◆ WHAT YOU HAVE TO DO ◆
Note each line of the listing that contains the string "document", and copy it.
* * * * * * * * *
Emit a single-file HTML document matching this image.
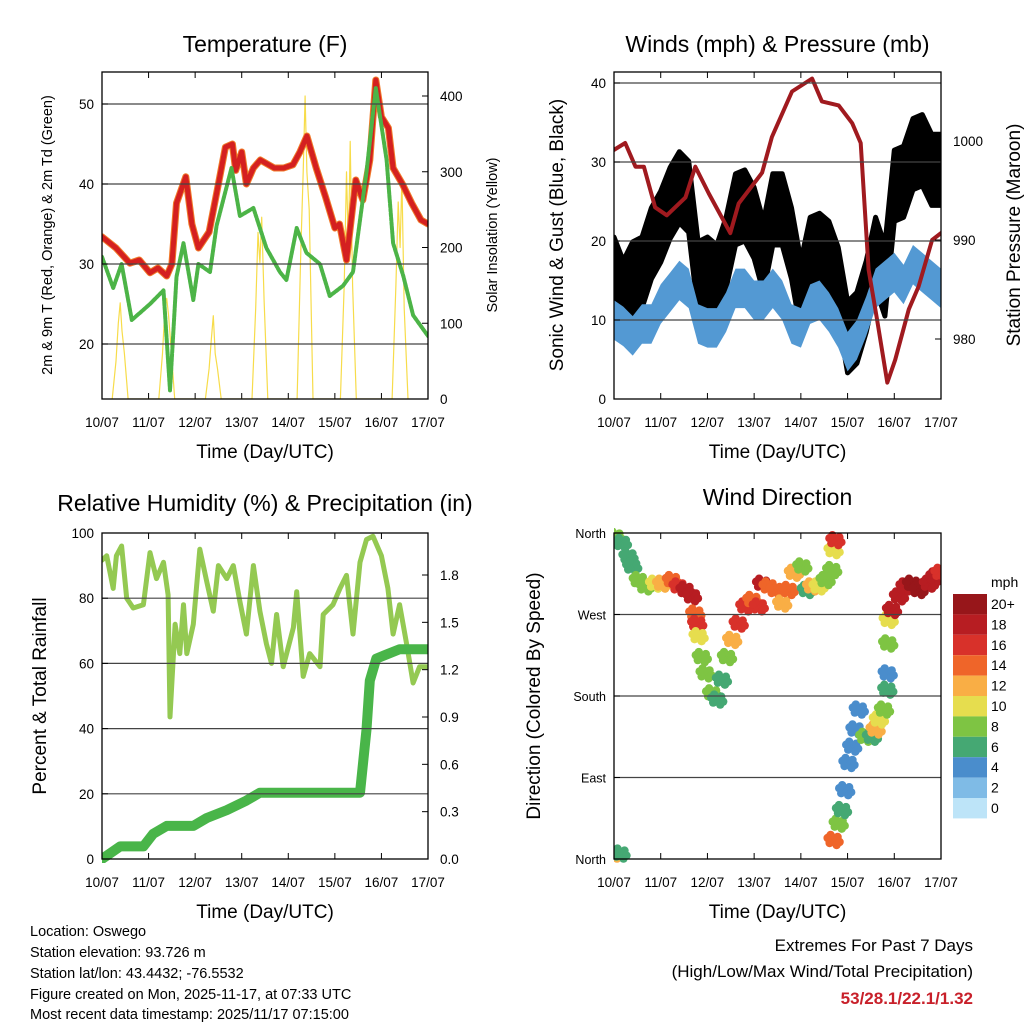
<!DOCTYPE html>
<html><head><meta charset="utf-8"><style>
body{margin:0;background:#fff;}
svg{display:block;font-family:"Liberation Sans",sans-serif;}
</style></head><body>
<svg id="c" width="1024" height="1024" viewBox="0 0 1024 1024">
<defs>
<clipPath id="clip1"><rect x="102" y="72" width="326" height="327"/></clipPath>
<clipPath id="clip2"><rect x="614" y="72" width="327" height="327"/></clipPath>
<clipPath id="clip3"><rect x="102" y="533" width="326" height="330"/></clipPath>
<clipPath id="clip4"><rect x="614" y="528" width="327" height="335"/></clipPath>
</defs>
<g id="g"></g>
<text x="30" y="936" font-size="14.5">Location: Oswego</text>
<text x="30" y="957" font-size="14.5">Station elevation: 93.726 m</text>
<text x="30" y="978" font-size="14.5">Station lat/lon: 43.4432; -76.5532</text>
<text x="30" y="999" font-size="14.5">Figure created on Mon, 2025-11-17, at 07:33 UTC</text>
<text x="30" y="1019" font-size="14.5">Most recent data timestamp: 2025/11/17 07:15:00</text>
<text x="973" y="951" font-size="17" text-anchor="end">Extremes For Past 7 Days</text>
<text x="973" y="977" font-size="17" text-anchor="end">(High/Low/Max Wind/Total Precipitation)</text>
<text x="973" y="1004" font-size="17" font-weight="bold" fill="#c8202a" text-anchor="end">53/28.1/22.1/1.32</text>
</svg>
<script>
// ---- Temperature panel data ----
const tempT=[0,0.3,0.6,0.8,1.03,1.2,1.39,1.5,1.6,1.8,1.93,2.07,2.3,2.5,2.65,2.8,2.87,3.0,3.1,3.25,3.4,3.55,3.7,3.9,4.1,4.25,4.4,4.6,4.8,5.0,5.1,5.25,5.45,5.6,5.75,5.88,6.0,6.15,6.25,6.45,6.65,6.85,7.0];
const tempV=[33.4,32,30.1,30.5,28.9,29.5,28.5,30,37.6,40.9,35,32,34,40,44.6,45,41.7,44,40,42,43,42.5,42,42,42.4,44,46,42,38.4,34.5,35,30.5,40.5,38,43,53,48.4,47,42,40,37.6,35.5,35];
const dewT=[0,0.24,0.42,0.64,1.03,1.32,1.46,1.6,1.75,1.96,2.07,2.32,2.46,2.78,2.96,3.25,3.53,3.82,3.96,4.18,4.39,4.68,4.89,5.18,5.39,5.68,5.88,6.11,6.25,6.47,6.68,7.0];
const dewV=[30.9,27,30,23,25,26.7,14.2,28.4,32.6,25.5,30,29,34.8,42,36,37,32,29,28,34.5,31.4,30,26,27.3,29,41.5,52,43,32.6,28.5,23.6,21];
const solarT=[0.22,0.3,0.35,0.39,0.43,0.48,0.56, 1.22,1.3,1.35,1.39,1.43,1.48,1.56, 2.22,2.3,2.35,2.39,2.43,2.48,2.56, 3.22,3.3,3.35,3.39,3.43,3.48,3.56, 4.19,4.27,4.32,4.36,4.4,4.45,4.53, 5.12,5.2,5.25,5.29,5.33,5.38,5.46, 6.23,6.31,6.36,6.4,6.44,6.49,6.57];
const solarV=[0,50,100,127,90,60,0, 0,60,120,133,110,70,0, 0,40,80,110,60,40,0, 0,120,220,180,240,130,0, 0,200,300,400,300,250,0, 0,150,300,200,340,150,0, 0,150,260,200,290,120,0];
const tempTicks=[20,30,40,50];
const solarTicks=[0,100,200,300,400];
// ---- Winds panel data ----
const windT=[0,.2,.4,.6,.8,1,1.2,1.4,1.6,1.8,2,2.2,2.4,2.6,2.8,3,3.2,3.4,3.6,3.8,4,4.2,4.4,4.6,4.8,5,5.2,5.4,5.6,5.8,6,6.2,6.4,6.6,6.8,7];
const windV=[10,9.2,8,9.5,9.5,12,13.5,15,14,9.5,9,9,11,14,14,12.5,12.5,14,12.5,9.5,9,12,12.5,11,9,6,7.5,10.5,14,15,16,14.5,17,16,15,14];
const gustV=[16,13,15.4,16,19.7,21.8,24.8,26.8,25.6,15.4,16,15,18.5,24,24.5,22.3,18,24,24,19.7,13,18.5,19,18,14.7,7.8,9,13,18.5,15,27,27.5,31,31.5,29,29];
const presT=[0,0.24,0.46,0.64,0.88,1.13,1.53,1.74,2.03,2.49,2.67,3.17,3.38,3.81,4.24,4.45,4.81,5.1,5.28,5.45,5.63,5.85,6.02,6.31,6.52,6.81,7.0];
const presV=[999.1,999.8,997.4,997.4,993.3,992.5,994.3,997.4,994.7,990.7,993.7,996.8,1000.4,1005,1006.3,1004,1003.6,1001.8,999.8,987,982,975.6,977.9,983,985.3,990,990.7];
const windTicks=[0,10,20,30,40];
const presTicks=[980,990,1000];
// ---- RH panel data ----
const rhT=[0,0.1,0.24,0.31,0.42,0.53,0.67,0.89,1.03,1.17,1.32,1.42,1.46,1.57,1.67,1.75,1.82,1.96,2.1,2.25,2.39,2.5,2.68,2.82,2.96,3.1,3.25,3.39,3.53,3.64,3.75,3.89,4.11,4.18,4.32,4.46,4.68,4.75,4.96,5.11,5.25,5.39,5.54,5.68,5.82,6.0,6.14,6.25,6.39,6.54,6.68,6.82,7.0];
const rhV=[91.7,93,83,93,96,80,77,78,94,86,91,81,43.6,72,63,78,63,72,95,85,76,90,86,90,79,69,90,76,66,60,75,59,71,82,56,63,59,75,78,83,87,69,91,98,99,93,83,69,78,66,54,59,59];
const precT=[0,0.39,0.89,1.1,1.39,1.96,2.25,2.68,3.1,3.39,5.54,5.68,5.75,5.89,6.39,7.0];
const precV=[0,0.08,0.08,0.16,0.21,0.21,0.26,0.31,0.37,0.42,0.42,0.82,1.13,1.27,1.33,1.33];
const rhTicks=[0,20,40,60,80,100];
const precTicks=[0,0.3,0.6,0.9,1.2,1.5,1.8];
// ---- Wind direction panel data ----
const dirT=[0,0.14,0.03,0.17,0.31,0.39,0.53,0.67,0.88,1.03,1.24,1.38,1.53,1.67,1.74,1.78,1.81,1.88,1.96,2.1,2.21,2.31,2.42,2.53,2.67,2.81,2.96,3.1,3.17,3.31,3.46,3.6,3.74,3.85,4.03,4.13,4.24,4.38,4.53,4.67,4.7,4.74,4.7,4.81,4.88,4.95,5.02,5.1,5.17,5.24,5.38,5.52,5.6,5.67,5.78,5.85,5.86,5.87,5.88,5.95,6.1,6.24,6.38,6.52,6.74,6.88,6.99];
const dirV=[6,6,356,349,334,323,308,301,304,304,308,301,297,290,271,260,246,223,205,183,176,198,223,242,260,279,286,279,304,301,297,282,297,316,323,297,301,301,308,319,341,352,21,39,54,76,106,124,143,165,135,135,143,154,165,187,205,238,264,275,290,301,304,297,304,312,316];
const dirS=[12,6,8,6,5,6,8,7,9,11,13,16,18,17,13,16,10,7,8,7,6,6,8,12,16,15,14,16,17,13,14,12,14,12,8,6,11,10,8,7,10,15,14,8,6,4,4,3,4,4,8,6,12,10,8,6,4,8,9,17,18,17,20,19,18,17,16];
const speedLevels=[0,2,4,6,8,10,12,14,16,18,20];
const speedColors=['#bde4f8','#7fbbe6','#4a8dcc','#45a873','#7ec443','#e6dd4e','#f9ae45','#ef6529','#d8312a','#b71d22','#97161a'];
const dirTicks=[0,90,180,270,360];
const dirLabels=['North','East','South','West','North'];
const dayLabels=['10/07','11/07','12/07','13/07','14/07','15/07','16/07','17/07'];

const NS='http://www.w3.org/2000/svg';
const G=document.getElementById('g');
function el(tag,attrs,parent){const e=document.createElementNS(NS,tag);for(const k in attrs)e.setAttribute(k,attrs[k]);(parent||G).appendChild(e);return e;}
function lin(d0,d1,r0,r1){return v=>r0+(v-d0)/(d1-d0)*(r1-r0);}
function txt(x,y,s,size,anchor,rot,parent){const t=el('text',{x:x,y:y,'font-size':size,'text-anchor':anchor||'middle'},parent);if(rot)t.setAttribute('transform','rotate('+rot+' '+x+' '+y+')');t.textContent=s;return t;}

function panel(name,x0,x1,y0,y1,title,titleY,clip){
  const g=el('g',{});
  
  
  const X=lin(0,7,x0,x1);
  const t=txt((x0+x1)/2,titleY,title,23,'middle',0,g);
  
  
  const xa=el('g',{},g);
  
  
  dayLabels.forEach((d,i)=>{const xx=X(i);
    el('line',{x1:xx,x2:xx,y1:y1,y2:y1-6,stroke:'#000','stroke-width':1},xa);
    el('line',{x1:xx,x2:xx,y1:y0,y2:y0+6,stroke:'#000','stroke-width':1},xa);
    txt(xx,y1+28,d,13.5,'middle',0,xa);});
  const xt=txt((x0+x1)/2,y1+59,'Time (Day/UTC)',19,'middle',0,g);
  
  
  const plot=el('g',{'clip-path':'url(#'+clip+')'},g);
  
  
  return {g,X,plot};
}
function frame(g,x0,x1,y0,y1){el('rect',{x:x0,y:y0,width:x1-x0,height:y1-y0,fill:'none',stroke:'#000','stroke-width':1.3},g);}
function grid(g,vals,Y,x0,x1,skip){vals.forEach(v=>{if(skip&&skip(v))return;el('line',{x1:x0,x2:x1,y1:Y(v),y2:Y(v),stroke:'#444','stroke-width':1.2},g);});}
function yticks(g,vals,Y,x,side,labels,size){vals.forEach((v,i)=>{const y=Y(v);
  el('line',{x1:x,x2:x+(side<0?6:-6),y1:y,y2:y,stroke:'#000','stroke-width':1},g);
  txt(side<0?x-8:x+12,y+5,labels?labels[i]:String(v),size||13.5,side<0?'end':'start',0,g);});}
function path(g,T,V,X,Y,attrs,name){const d=T.map((t,i)=>(i?'L':'M')+X(t).toFixed(1)+' '+Y(V[i]).toFixed(1)).join(' ');const p=el('path',Object.assign({d:d,fill:'none','stroke-linejoin':'round','stroke-linecap':'round'},attrs),g);return p;}

// ===== Panel 1: Temperature =====
(function(){const x0=102,x1=428,y0=72,y1=399;
 const P=panel('temperature-panel',x0,x1,y0,y1,'Temperature (F)',52,'clip1');const g=P.g,X=P.X,pl=P.plot;
 const Y=lin(20,50,344,104), YS=lin(0,400,399,96);
 grid(g,tempTicks,Y,x0,x1);
 path(pl,solarT,solarV,X,YS,{stroke:'#f7dc4a','stroke-width':1.2},'solar-insolation-line');
 path(pl,tempT,tempV,X,Y,{stroke:'#f07a2a','stroke-width':7},'temp-9m-line');
 path(pl,tempT,tempV,X,Y,{stroke:'#d42020','stroke-width':5},'temp-2m-line');
 path(pl,dewT,dewV,X,Y,{stroke:'#4cb447','stroke-width':4,'stroke-dasharray':'3 1.5'},'dewpoint-line');
 frame(g,x0,x1,y0,y1);
 yticks(g,tempTicks,Y,x0,-1);
 yticks(g,solarTicks,YS,x1,1);
 const a=txt(52,235,'2m & 9m T (Red, Orange) & 2m Td (Green)',14.5,'middle',-90,g);
 
 const b=txt(497,235,'Solar Insolation (Yellow)',14.5,'middle',-90,g);
 
})();

// ===== Panel 2: Winds =====
(function(){const x0=614,x1=941,y0=72,y1=399;
 const P=panel('winds-panel',x0,x1,y0,y1,'Winds (mph) & Pressure (mb)',52,'clip2');const g=P.g,X=P.X,pl=P.plot;
 const Y=lin(0,40,399,83), YP=lin(980,1000,339,141);
 const up=windT.map((t,i)=>X(t).toFixed(1)+','+Y(gustV[i]+4.5).toFixed(1));
 const dn=windT.map((t,i)=>X(t).toFixed(1)+','+Y(Math.max(gustV[i]-4.5,2)).toFixed(1)).reverse();
 const band=el('polygon',{points:up.concat(dn).join(' '),fill:'#000','stroke':'#000','stroke-width':5,'stroke-linejoin':'round'},pl);
 
 const wu=windT.map((t,i)=>X(t).toFixed(1)+','+Y(windV[i]+2.5).toFixed(1));
 const wd=windT.map((t,i)=>X(t).toFixed(1)+','+Y(windV[i]-2.5).toFixed(1)).reverse();
 const wb=el('polygon',{points:wu.concat(wd).join(' '),fill:'#5399d3'},pl);
 
 grid(g,windTicks.slice(1),Y,x0,x1);
 path(pl,presT,presV,X,YP,{stroke:'#a01a1f','stroke-width':4},'pressure-line');
 frame(g,x0,x1,y0,y1);
 yticks(g,windTicks,Y,x0,-1);
 yticks(g,presTicks,YP,x1,1);
 const a=txt(563,235,'Sonic Wind & Gust (Blue, Black)',19,'middle',-90,g);
 
 const b=txt(1020,235,'Station Pressure (Maroon)',19,'middle',-90,g);
 
})();

// ===== Panel 3: RH & Precip =====
(function(){const x0=102,x1=428,y0=533,y1=859;
 const P=panel('humidity-panel',x0,x1,y0,y1,'Relative Humidity (%) & Precipitation (in)',511,'clip3');const g=P.g,X=P.X,pl=P.plot;
 const Y=lin(0,100,859,533), YP=lin(0,1.8,859,575);
 grid(g,rhTicks,Y,x0,x1,v=>v===0||v===100);
 path(pl,rhT,rhV,X,Y,{stroke:'#94c952','stroke-width':5},'relative-humidity-line');
 path(pl,precT,precV,X,YP,{stroke:'#49b549','stroke-width':10},'precipitation-line');
 frame(g,x0,x1,y0,y1);
 yticks(g,rhTicks,Y,x0,-1);
 yticks(g,precTicks,YP,x1,1,precTicks.map(v=>v.toFixed(1)));
 const a=txt(46,696,'Percent & Total Rainfall',19,'middle',-90,g);
 
})();

// ===== Panel 4: Wind direction =====
(function(){const x0=614,x1=941,y0=533,y1=859;
 const P=panel('wind-direction-panel',x0,x1,y0,y1,'Wind Direction',505,'clip4');const g=P.g,X=P.X,pl=P.plot;
 const Y=lin(0,360,859,533);
 grid(g,dirTicks,Y,x0,x1,v=>v===0||v===360);
 const offs=[[0,0],[-4,3],[4,-3],[-3,-5],[3,5],[-6,-2],[6,2]];
 dirT.forEach((t,i)=>{const ci=Math.min(10,Math.round(dirS[i]/2));
   offs.forEach(o=>{const c=el('circle',{cx:(X(t)+o[0]).toFixed(1),cy:(Y(dirV[i])+o[1]).toFixed(1),r:4.2,fill:speedColors[ci]},pl);
   
   });});
 frame(g,x0,x1,y0,y1);
 yticks(g,dirTicks,Y,x0,-1,dirLabels,12.5);
 const a=txt(540,696,'Direction (Colored By Speed)',19,'middle',-90,g);
 
 const cb=el('g',{},g);
 
 
 txt(991,587,'mph',14,'start',0,cb);
 const n=speedLevels.length,h=20.4,top=594;
 for(let k=0;k<n;k++){const idx=n-1-k;
   el('rect',{x:953,y:top+k*h,width:34,height:h,fill:speedColors[idx]},cb);
   txt(991,top+k*h+15,idx===n-1?speedLevels[idx]+'+':String(speedLevels[idx]),14,'start',0,cb);}
})();
</script>
</body></html>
* * * * * * * * *
◆ TASK RESULT ◆
Emit a single-file HTML document matching this image.
const G=document.getElementById('g');
function el(tag,attrs,parent){const e=document.createElementNS(NS,tag);for(const k in attrs)e.setAttribute(k,attrs[k]);(parent||G).appendChild(e);return e;}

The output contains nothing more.